Proces Mamodtaky, 11e jour
11e jour du procès Mamodtaky
Audition du ministre de la Justice de Ratsiraka
Les auditions de témoins en visioconférence ont repris lundi à la cour d’assises de Créteil. La cour juge en appel depuis deux semaines le Karane Mamod Abasse Mamodtaky, accusé d’assassinat sur cinq membres de la famille francaise de sa femme et de blessures volontaires sur cinq autres. La tuerie a eu lieu dans la périphérie de Tananarive le 22 avril 2001. Deux ou trois hommes, Jean-François Crozet, vigile à la Réunion (accessoirement indicateur dans le quartier du Chaudron), Yohan Babar Ali, un Pakistanais qui vit avec la sœur aînée de l’accusé, et Mamodtaky (qui nie sa présence) auraient fait feu sur la famille Remtoula lors d’un pique-nique. Anita Remtoula accuse son ex-mari d’avoir tiré sur elle… Bien qu’arguant d’un alibi, (il aurait été avec sa maîtresse Marianne à Antsirabé au moment des faits), Mamodtaky s’est caché et dit avoir organisé sa fuite, prenant ses instructions du ministre de la Justice, en poste de 1997 à 2002, Anaclet Imbiki.
Ce dernier était interrogé hier. « Mamodtaky vous accuse d’être l’organisateur de cette tuerie, lance Me Baloup, partie civile, il en donne pour preuve la Kalachnikov sortie de la gendarmerie qui a servi à tuer, la disparition de douilles... Vous auriez eu peur des révélations d’Anita Remtoula. » « Je ne vois pas quel intérêt, répond l’ancien ministre, j’aurais eu à parlementer avec quelqu’un poursuivi par l’opinion publique pour un crime si atroce… » Me Gilles Duquet, partie civile aussi, l’interroge sur les appels passés au ministre.
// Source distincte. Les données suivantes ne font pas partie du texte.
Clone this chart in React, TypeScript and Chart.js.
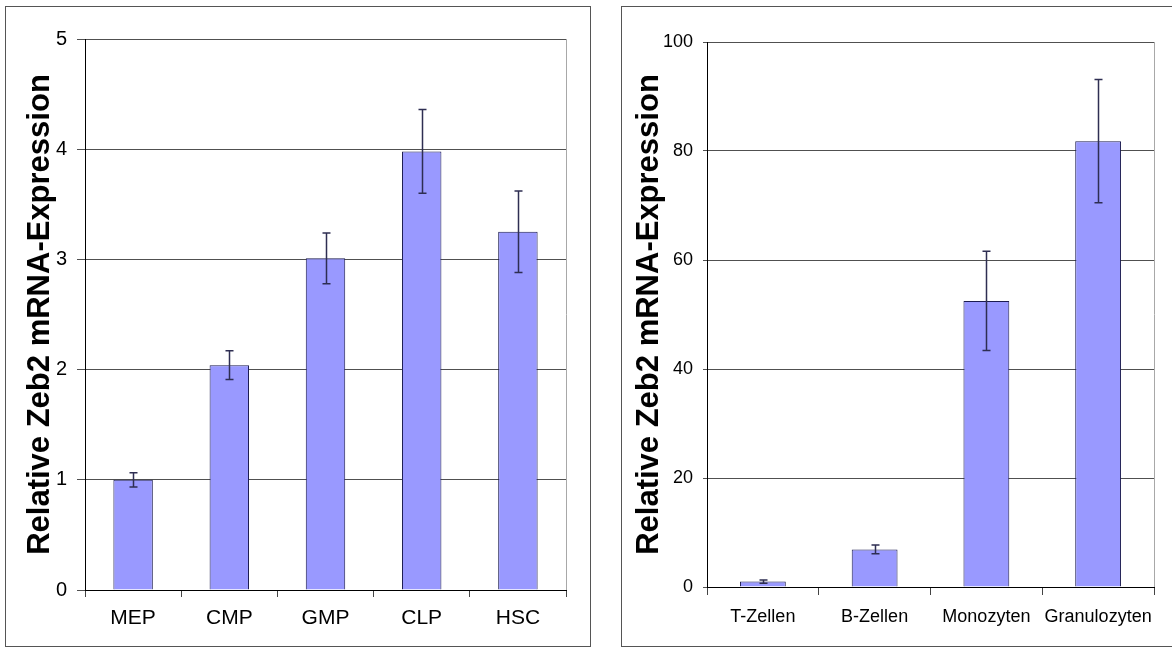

Imbiki nie tout coup de fil avec Mamodtaky. L’ancien ministre reconnaît avoir connu les époux Mamodtaky, avoir fréquenté leur magasin, ne pas se souvenir avoir bénéficié de ristournes ou de gratuité… « Sachant qu’on était fragilisé par le coup d’Etat de février 2002, c’était facile de rejeter tout sur nous. » L’avocat général, Jean-Paul Content, lui demande si c’est lui qui a ordonné au medecin-colonel de rédiger le faux acte de décès de Babar Ali. Il nie. « J’ai dit au juge d’instruction de prendre avec suspicion l’auto-accusation de Babar Ali et j’ai été réticent avec sa demande d’hospitalisation. » « Il a pourtant été hospitalisé », conclut le parquetier.
Me Dupond-Moretti reprend : « Mamodtaky a reconnu des magouilles fiscales et douanières qui vous ont enrichis. Anita voulait en parler… » Il change de registre : « Connaissez-vous Mme Berthe ? » Devant les dénégations du témoin, il répond lui-même : « Mamodtaky dit qu’elle était greffière au palais et votre maîtresse, qu’elle était sur les lieux de la tuerie et qu’elle n’a jamais été entendue. » « C’est une diffamation ! », lance M. Imbiki « Et le bateau pour la fuite ? Le kipper dit que le premier bateau sur lequel Babar Ali et Mamodtaky ont embarqué était le vôtre… » « Je n’ai pas de bateau. » Me Dreyfus-Schmidt reprend : « Un compte-rendu de la fuite de l’accusé et de Babar Ali, signé de votre main et daté du 7 juillet 2002, à l’intention du president de la République, entérine les propos du procureur de Tana qui aurait déclaré avoir essayé d’appeler Mamodtaky toute la soirée du massacre, sans parvenir à le joindre… » Elle rappelle qu’Anita Remtoula et son frère Alexandre (mort lors de la tuerie) avaient déjà fait des révélations compromettantes sur le pouvoir en place et que l’opposition s’en était fait l’écho. « Anita dit que vous l’aviez reçue le 1er mars 2001 pour négocier la libération de son frère et l’interdiction de sortie du territoire de sa fille contre son silence… » « C’est la compétence du ministre de l’Intérieur », se défend le témoin… Anita les accuse, lui et sa femme, de s’être servis dans le magasin. Elle assure que sa maison secondaire même lui a été payée par Mamodtaky… « Etes-vous corrompu M. Imbiki, demande Me Briot. Anita a déclaré qu’elle vous avait vu retirer des fonds en sa présence. » « Elle ment ! », coupe le témoin. « Alors pourquoi avoir fait libérer son frère le 5 mars 2001 ? »
Anaclet Imbiki enseigne désormais l’éthique et la déontologie à l’école nationale de la magistrature de Madagascar. Son president, Didier Ratsiraka, a, lui, été jugé pour avoir détourné des fonds publics du FMI.